AB: Traditionally, the imitation of perspective belongs to realism and modern art tended to ignore the concept of perspective. I have always been fascinated by the rediscovery of perspective by Renaissance artists and was compelled to experiment with the notion of 3-D. This experimentation was not to introduce realism, but rather to add a new sensorium to my work—like the way some animals perceive their surroundings with sonar, echolocation, or a strong sense of smell. It’s something beyond our limited perception of color and form. As for bending the perspective, which is at play here, that action mimics sculpting. Sculpting and flat surface tend to obviously contradict one another, but technically I have “sculpted” the fishnet on the canvas for lack of a better word, and the result is rather physical and authentic looking.

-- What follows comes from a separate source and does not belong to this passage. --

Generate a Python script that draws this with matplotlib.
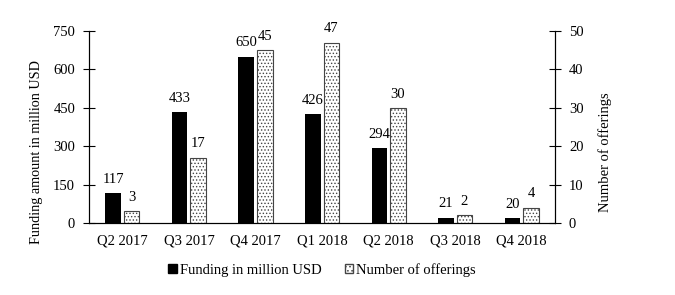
import numpy as np
import matplotlib.pyplot as plt
from matplotlib.patches import Patch

plt.rcParams['font.family'] = ['Liberation Serif', 'DejaVu Serif']
plt.rcParams['hatch.color'] = '#555555'
plt.rcParams['hatch.linewidth'] = 0.6

quarters = ['Q2 2017', 'Q3 2017', 'Q4 2017', 'Q1 2018', 'Q2 2018', 'Q3 2018', 'Q4 2018']
funding = [117, 433, 650, 426, 294, 21, 20]
offerings = [3, 17, 45, 47, 30, 2, 4]

fig = plt.figure(figsize=(6.75, 2.95), dpi=100)
ax = fig.add_axes([0.1319, 0.2441, 0.6904, 0.6508])
ax2 = ax.twinx()

x = np.arange(len(quarters))
w = 0.235
gap = 0.022

ax.bar(x - w / 2 - gap, funding, w, color='black', zorder=2)
ax2.bar(x + w / 2 + gap, offerings, w, facecolor='white', edgecolor='#444444',
        hatch='.....', linewidth=0.8, zorder=2)

for xi, v in zip(x, funding):
    ax.text(xi - w / 2 - gap, v + 28, str(v), ha='center', va='bottom', fontsize=10.5)
for xi, v in zip(x, offerings):
    ax2.text(xi + w / 2 + gap, v + 1.9, str(v), ha='center', va='bottom', fontsize=10.5)

ax.set_xlim(-0.5, len(quarters) - 0.5)
ax.set_ylim(0, 750)
ax2.set_ylim(0, 50)
ax.set_yticks([0, 150, 300, 450, 600, 750])
ax2.set_yticks([0, 10, 20, 30, 40, 50])
ax.set_xticks(x)
ax.set_xticklabels(quarters, fontsize=10.5)
ax.tick_params(axis='x', length=0, pad=8)
ax.tick_params(axis='y', labelsize=10.5, length=8, direction='inout', pad=6)
ax2.tick_params(axis='y', labelsize=10.5, length=8, direction='inout', pad=6)

ax.set_ylabel('Funding amount in million USD', fontsize=10.2)
ax.yaxis.set_label_coords(-0.098, 0.37)
ax2.set_ylabel('Number of offerings', fontsize=10.5)
ax2.yaxis.set_label_coords(1.092, 0.37)

for a in (ax, ax2):
    a.spines['top'].set_visible(False)
    for s in ('left', 'right', 'bottom'):
        a.spines[s].set_linewidth(0.8)

handles = [Patch(facecolor='black', edgecolor='black', label='Funding in million USD'),
           Patch(facecolor='white', edgecolor='#444444', hatch='....', label='Number of offerings')]
fig.legend(handles=handles, loc='center', bbox_to_anchor=(0.477, 0.085), ncol=2,
           frameon=False, fontsize=10.5, handlelength=0.6, handleheight=0.6,
           handletextpad=0.2, columnspacing=1.6)

fig.savefig('out.png', dpi=100)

TAL: What do you want the viewer to come away with?
AB: Nothing other than their own story. If every viewer sees something and is intrigued by my painting, I am happy. In the case of this painting, a friend told me she saw burst of a soccer net after a strong goal. Others tell me it resembles strange creatures. I am just delighted to hear all these stories.
TAL: Where do you see your work going next?
AB: I don’t want to limit myself to the “Perspective” series. I’ve learned that I am more creative when I am working on several series and techniques at the same time. My focus is on my upcoming solo show and I am glad I have a year or so to build it. I will continue experimenting with bending and recreating perspective for that show, but I will also keep developing other styles. In few words, I like to keep an open mind while I am experimenting.
I want to express my gratitude to The Art League, both for the wonderful classes I take here, and the gallery staff for all the recognitions that encourage all of us to keep making art. I would like to also acknowledge my great teachers at The Art League School, especially [painting instructor] Beverley Ryan and Sharon Robinson, for all their guidance and support.